Retype, word for word, the lines between the ones holding "Emit a component" and "Bar, XAxis, YAxis", inclusive; pictures stay out of the copy.

(GIVEN RECORDS)
* Begin *

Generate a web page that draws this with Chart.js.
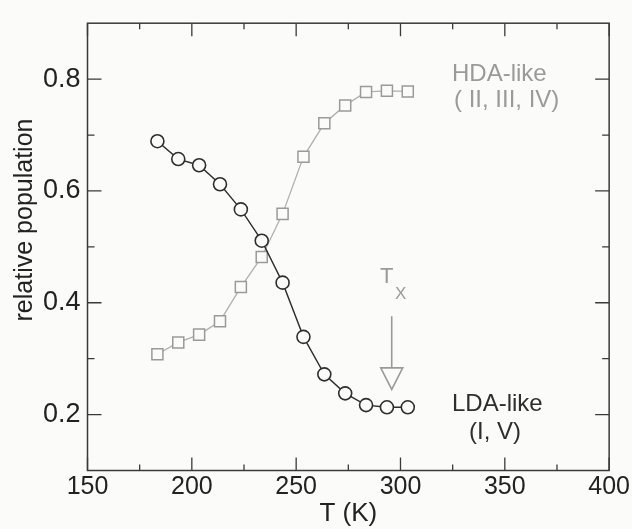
<!DOCTYPE html>
<html>
<head>
<meta charset="utf-8">
<script src="https://cdn.jsdelivr.net/npm/chart.js@4"></script>
<style>
  html, body { margin: 0; padding: 0; background: #fbfbf9; }
  #wrap { width: 632px; height: 529px; }
</style>
</head>
<body>
<div id="wrap"><canvas id="chart" width="632" height="529"></canvas></div>
<script>
// temperatures (K)
const temps = [183.5, 193.5, 203.5, 213.5, 223.5, 233.5, 243.5, 253.5, 263.5, 273.5, 283.5, 293.5, 303.5];
// LDA-like population (I, V)
const ldaPop = [0.689, 0.657, 0.646, 0.612, 0.567, 0.511, 0.436, 0.339, 0.272, 0.238, 0.217, 0.213, 0.213];
// HDA-like population (II, III, IV)
const hdaPop = [0.308, 0.329, 0.343, 0.367, 0.428, 0.482, 0.559, 0.661, 0.721, 0.753, 0.777, 0.779, 0.778];

const xMajor = [150, 200, 250, 300, 350, 400];
const xMinor = [175, 225, 275, 325, 375];
const yMajor = [0.2, 0.4, 0.6, 0.8];
const yMinor = [0.3, 0.5, 0.7];
const txArrow = {x: 295.8, top: 0.376, base: 0.2835, tip: 0.245};

const FONT = "'Liberation Sans', Arial, sans-serif";
const dark = "#2e2e2e";
const grey = "#9a9a9a";

const framePlugin = {
  id: "frame",
  beforeDraw(chart) {
    const c = chart.ctx;
    c.save();
    c.fillStyle = "#fbfbf9";
    c.fillRect(0, 0, chart.width, chart.height);
    c.restore();
  },
  afterDatasetsDraw(chart) {
    const c = chart.ctx;
    const a = chart.chartArea;
    const xs = chart.scales.x, ys = chart.scales.y;
    c.save();
    c.strokeStyle = "#3a3a3a";
    c.lineWidth = 1.5;
    c.strokeRect(a.left, a.top, a.right - a.left, a.bottom - a.top);
    c.lineWidth = 1.3;
    c.beginPath();
    function xt(v, len) {
      const p = xs.getPixelForValue(v);
      c.moveTo(p, a.bottom); c.lineTo(p, a.bottom - len);
      c.moveTo(p, a.top); c.lineTo(p, a.top + len);
    }
    function yt(v, len) {
      const p = ys.getPixelForValue(v);
      c.moveTo(a.left, p); c.lineTo(a.left + len, p);
      c.moveTo(a.right, p); c.lineTo(a.right - len, p);
    }
    xMajor.forEach(v => xt(v, 13));
    xMinor.forEach(v => xt(v, 6));
    yMajor.forEach(v => yt(v, 14));
    yMinor.forEach(v => yt(v, 7));
    c.stroke();

    // T_x arrow
    const ax = xs.getPixelForValue(txArrow.x);
    const y1 = ys.getPixelForValue(txArrow.top);
    const yb = ys.getPixelForValue(txArrow.base);
    const yp = ys.getPixelForValue(txArrow.tip);
    c.strokeStyle = grey;
    c.lineWidth = 1.6;
    c.beginPath();
    c.moveTo(ax, y1); c.lineTo(ax, yb);
    c.moveTo(ax - 11, yb); c.lineTo(ax + 11, yb); c.lineTo(ax, yp); c.closePath();
    c.stroke();

    // texts
    c.textBaseline = "middle";
    c.fillStyle = grey;
    c.textAlign = "left";
    c.font = "22px " + FONT;
    c.fillText("T", 380, 277);
    c.font = "17px " + FONT;
    c.fillText("X", 395, 294);
    c.font = "24px " + FONT;
    c.fillText("HDA-like", 452, 74);
    c.fillText("( II, III, IV)", 454, 100);
    c.fillStyle = dark;
    c.fillText("LDA-like", 452, 404);
    c.textAlign = "center";
    c.fillText("(I, V)", 495, 432);

    // y title
    c.save();
    c.translate(25, 220);
    c.rotate(-Math.PI / 2);
    c.font = "25px " + FONT;
    c.fillStyle = "#222";
    c.fillText("relative population", 0, 0);
    c.restore();
    c.restore();
  }
};

new Chart(document.getElementById("chart"), {
  type: "line",
  data: {
    datasets: [{
      label: "LDA-like (I, V)",
      data: temps.map((t, i) => ({x: t, y: ldaPop[i]})),
      borderColor: dark,
      borderWidth: 1.4,
      pointStyle: "circle",
      pointRadius: 6.5,
      pointBorderWidth: 1.6,
      pointBorderColor: dark,
      pointBackgroundColor: "#fbfbf9",
      tension: 0,
      order: 1
    }, {
      label: "HDA-like (II, III, IV)",
      data: temps.map((t, i) => ({x: t, y: hdaPop[i]})),
      borderColor: "#b0b0b0",
      borderWidth: 1.3,
      pointStyle: "rect",
      pointRadius: 7.8,
      pointBorderWidth: 1.5,
      pointBorderColor: grey,
      pointBackgroundColor: "#fbfbf9",
      tension: 0,
      order: 2
    }]
  },
  options: {
    responsive: false,
    animation: false,
    layout: {padding: {top: 11, right: 21, left: 0, bottom: 0}},
    plugins: {legend: {display: false}, tooltip: {enabled: false}},
    scales: {
      x: {
        type: "linear", min: 150, max: 400,
        afterFit: s => { s.height = 58.5; },
        afterBuildTicks: s => { s.ticks = xMajor.map(v => ({value: v})); },
        grid: {display: false, drawTicks: false},
        border: {display: false},
        ticks: {padding: 2, color: "#222", font: {family: FONT, size: 25}, maxRotation: 0},
        title: {display: true, text: "T (K)", color: "#222", font: {family: FONT, size: 26}, padding: 0}
      },
      y: {
        type: "linear", min: 0.1, max: 0.9,
        afterFit: s => { s.width = 87.5; },
        afterBuildTicks: s => { s.ticks = yMajor.map(v => ({value: v})); },
        grid: {display: false, drawTicks: false},
        border: {display: false},
        ticks: {padding: 7, color: "#222", font: {family: FONT, size: 27}, callback: v => v.toFixed(1)}
      }
    }
  },
  plugins: [framePlugin]
});
</script>
</body>
</html>
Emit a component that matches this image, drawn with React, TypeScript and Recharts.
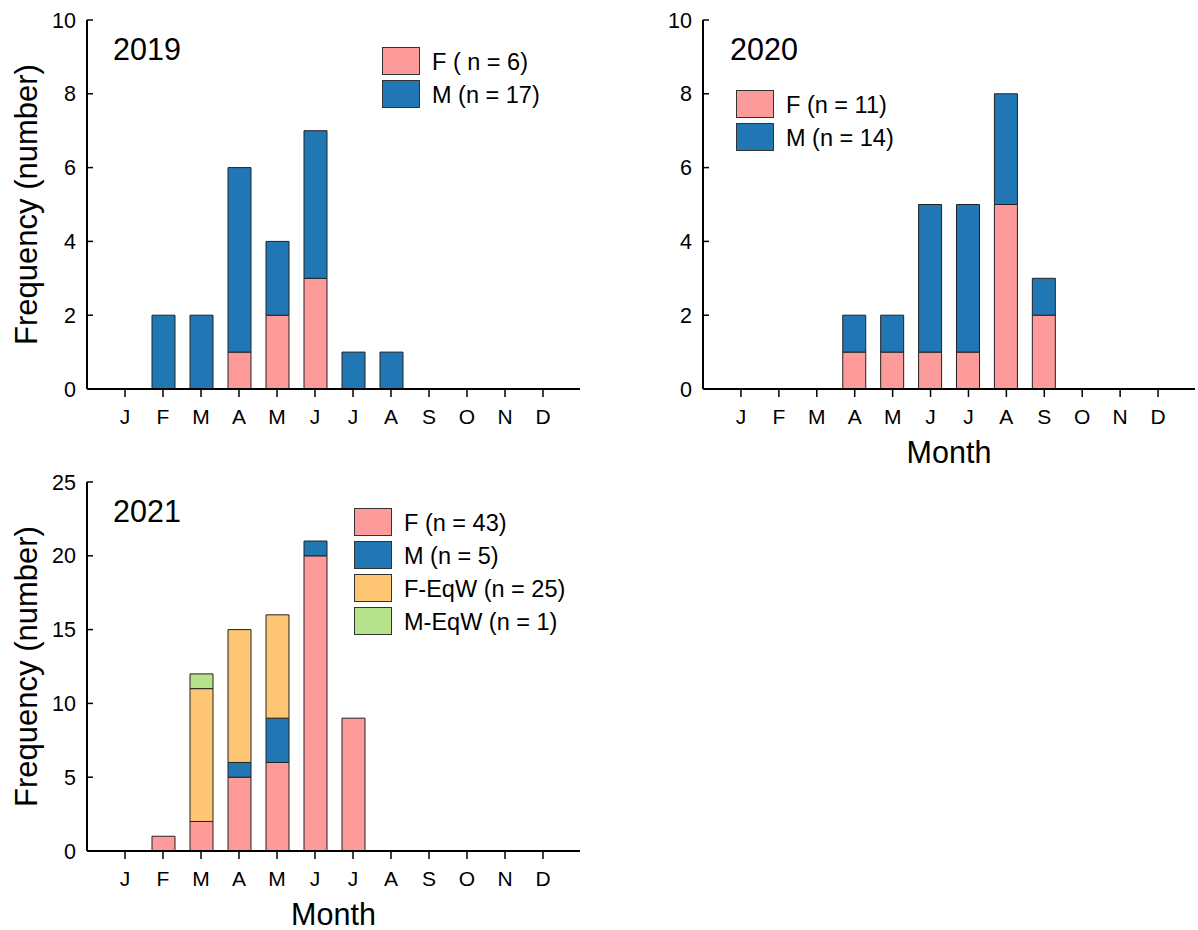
import React from 'react';
import { BarChart, Bar, XAxis, YAxis } from 'recharts';

const monthKeys = ['Jan', 'Feb', 'Mar', 'Apr', 'May', 'Jun', 'Jul', 'Aug', 'Sep', 'Oct', 'Nov', 'Dec'];
const monthLabels = ['J', 'F', 'M', 'A', 'M', 'J', 'J', 'A', 'S', 'O', 'N', 'D'];

const f2019 = [0, 0, 0, 1, 2, 3, 0, 0, 0, 0, 0, 0];
const m2019 = [0, 2, 2, 5, 2, 4, 1, 1, 0, 0, 0, 0];

const f2020 = [0, 0, 0, 1, 1, 1, 1, 5, 2, 0, 0, 0];
const m2020 = [0, 0, 0, 1, 1, 4, 4, 3, 1, 0, 0, 0];

const f2021 = [0, 1, 2, 5, 6, 20, 9, 0, 0, 0, 0, 0];
const m2021 = [0, 0, 0, 1, 3, 1, 0, 0, 0, 0, 0, 0];
const feqw2021 = [0, 0, 9, 9, 7, 0, 0, 0, 0, 0, 0, 0];
const meqw2021 = [0, 0, 1, 0, 0, 0, 0, 0, 0, 0, 0, 0];

const ticks10 = [0, 2, 4, 6, 8, 10];
const ticks25 = [0, 5, 10, 15, 20, 25];

const legend2019 = ['F ( n = 6)', 'M (n = 17)'];
const legend2020 = ['F (n = 11)', 'M (n = 14)'];
const legend2021 = ['F (n = 43)', 'M (n = 5)', 'F-EqW (n = 25)', 'M-EqW (n = 1)'];

const PINK = '#FD9A9A';
const BLUE = '#2077B4';
const ORANGE = '#FEC674';
const GREEN = '#B6E28B';
const FONT = '"Liberation Sans", Arial, Helvetica, sans-serif';

type Series = { key: string; values: number[]; color: string; label: string };

function buildData(series: Series[]) {
  return monthKeys.map((m, i) => {
    const row: Record<string, number | string> = { month: m };
    series.forEach((s) => {
      row[s.key] = s.values[i];
    });
    return row;
  });
}

type PanelProps = {
  left: number;
  top: number;
  width: number;
  height: number;
  marginRight: number;
  xAxisHeight: number;
  yMax: number;
  yTicks: number[];
  series: Series[];
  year: string;
  yearX: number;
  legendX: number;
  legendY: number;
  showYTitle: boolean;
  showMonth: boolean;
};

function Panel(p: PanelProps) {
  const data = buildData(p.series);
  const plotTop = 20;
  const plotBottom = p.height - p.xAxisHeight;
  const plotLeft = 87;
  const plotRight = p.width - p.marginRight;
  return (
    <div style={{ position: 'absolute', left: p.left, top: p.top, width: p.width, height: p.height }}>
      <BarChart
        width={p.width}
        height={p.height}
        data={data}
        margin={{ top: plotTop, right: p.marginRight, bottom: 0, left: 0 }}
        barGap={0}
      >
        <XAxis
          dataKey="month"
          height={p.xAxisHeight}
          padding={{ left: 19, right: 18 }}
          tickFormatter={(_v: string, i: number) => monthLabels[i]}
          interval={0}
          tickSize={8}
          tickMargin={12}
          axisLine={{ stroke: '#000', strokeWidth: 2 }}
          tickLine={{ stroke: '#000', strokeWidth: 1.5 }}
          tick={{ fill: '#000', fontSize: 21, fontFamily: FONT }}
        />
        <XAxis
          xAxisId="top"
          dataKey="month"
          orientation="top"
          height={0}
          padding={{ left: 19, right: 18 }}
          tick={false}
          tickLine={false}
          axisLine={{ stroke: '#000', strokeWidth: 2 }}
        />
        <YAxis
          width={87}
          domain={[0, p.yMax]}
          ticks={p.yTicks}
          allowDataOverflow
          tickSize={-6}
          tickMargin={17}
          axisLine={{ stroke: '#000', strokeWidth: 2 }}
          tickLine={{ stroke: '#000', strokeWidth: 1.5 }}
          tick={{ fill: '#000', fontSize: 21.5, fontFamily: FONT }}
        />
        <YAxis
          yAxisId="r"
          orientation="right"
          width={0}
          domain={[0, p.yMax]}
          ticks={p.yTicks}
          tick={false}
          tickSize={-6}
          axisLine={{ stroke: '#000', strokeWidth: 2 }}
          tickLine={{ stroke: '#000', strokeWidth: 1.5 }}
        />
        {p.series.map((s) => (
          <Bar
            key={s.key}
            dataKey={s.key}
            name={s.label}
            stackId="a"
            fill={s.color}
            stroke="#222"
            strokeWidth={1}
            barSize={23}
            isAnimationActive={false}
          />
        ))}
      </BarChart>
      <svg
        width={p.width}
        height={p.height}
        style={{ position: 'absolute', left: 0, top: 0, pointerEvents: 'none' }}
      >
        <text x={p.yearX} y={60} fontSize={30.5} fontFamily={FONT} fill="#000">
          {p.year}
        </text>
        {p.showYTitle && (
          <text
            transform={`translate(37, ${(plotTop + plotBottom) / 2}) rotate(-90)`}
            textAnchor="middle"
            fontSize={31}
            fontFamily={FONT}
            fill="#000"
          >
            Frequency (number)
          </text>
        )}
        {p.showMonth && (
          <text
            x={(plotLeft + plotRight) / 2}
            y={plotBottom + 74}
            textAnchor="middle"
            fontSize={30.5}
            fontFamily={FONT}
            fill="#000"
          >
            Month
          </text>
        )}
        {p.series.map((s, i) => (
          <g key={s.key}>
            <rect
              x={p.legendX + 0.5}
              y={p.legendY + i * 33 + 0.5}
              width={37}
              height={27}
              fill={s.color}
              stroke="#333"
              strokeWidth={1}
            />
            <text
              x={p.legendX + 50}
              y={p.legendY + i * 33 + 22.5}
              fontSize={23.5}
              fontFamily={FONT}
              fill="#000"
            >
              {s.label}
            </text>
          </g>
        ))}
      </svg>
    </div>
  );
}

export default function App() {
  const s2019: Series[] = [
    { key: 'F', values: f2019, color: PINK, label: legend2019[0] },
    { key: 'M', values: m2019, color: BLUE, label: legend2019[1] },
  ];
  const s2020: Series[] = [
    { key: 'F', values: f2020, color: PINK, label: legend2020[0] },
    { key: 'M', values: m2020, color: BLUE, label: legend2020[1] },
  ];
  const s2021: Series[] = [
    { key: 'F', values: f2021, color: PINK, label: legend2021[0] },
    { key: 'M', values: m2021, color: BLUE, label: legend2021[1] },
    { key: 'FEqW', values: feqw2021, color: ORANGE, label: legend2021[2] },
    { key: 'MEqW', values: meqw2021, color: GREEN, label: legend2021[3] },
  ];
  return (
    <div style={{ position: 'absolute', left: 0, top: 0, width: 1198, height: 930, background: '#fff', fontFamily: FONT }}>
      <Panel
        left={0}
        top={0}
        width={600}
        height={440}
        marginRight={20}
        xAxisHeight={51}
        yMax={10}
        yTicks={ticks10}
        series={s2019}
        year="2019"
        yearX={113}
        legendX={382}
        legendY={47}
        showYTitle
        showMonth={false}
      />
      <Panel
        left={616}
        top={0}
        width={582}
        height={470}
        marginRight={3}
        xAxisHeight={81}
        yMax={10}
        yTicks={ticks10}
        series={s2020}
        year="2020"
        yearX={114}
        legendX={120}
        legendY={90}
        showYTitle={false}
        showMonth
      />
      <Panel
        left={0}
        top={462}
        width={600}
        height={468}
        marginRight={20}
        xAxisHeight={79}
        yMax={25}
        yTicks={ticks25}
        series={s2021}
        year="2021"
        yearX={113}
        legendX={354}
        legendY={46}
        showYTitle
        showMonth
      />
    </div>
  );
}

* End *

(COMPLETE OUTPUT)
Emit a component that matches this image, drawn with React, TypeScript and Recharts.
import React from 'react';
import { BarChart, Bar, XAxis, YAxis } from 'recharts';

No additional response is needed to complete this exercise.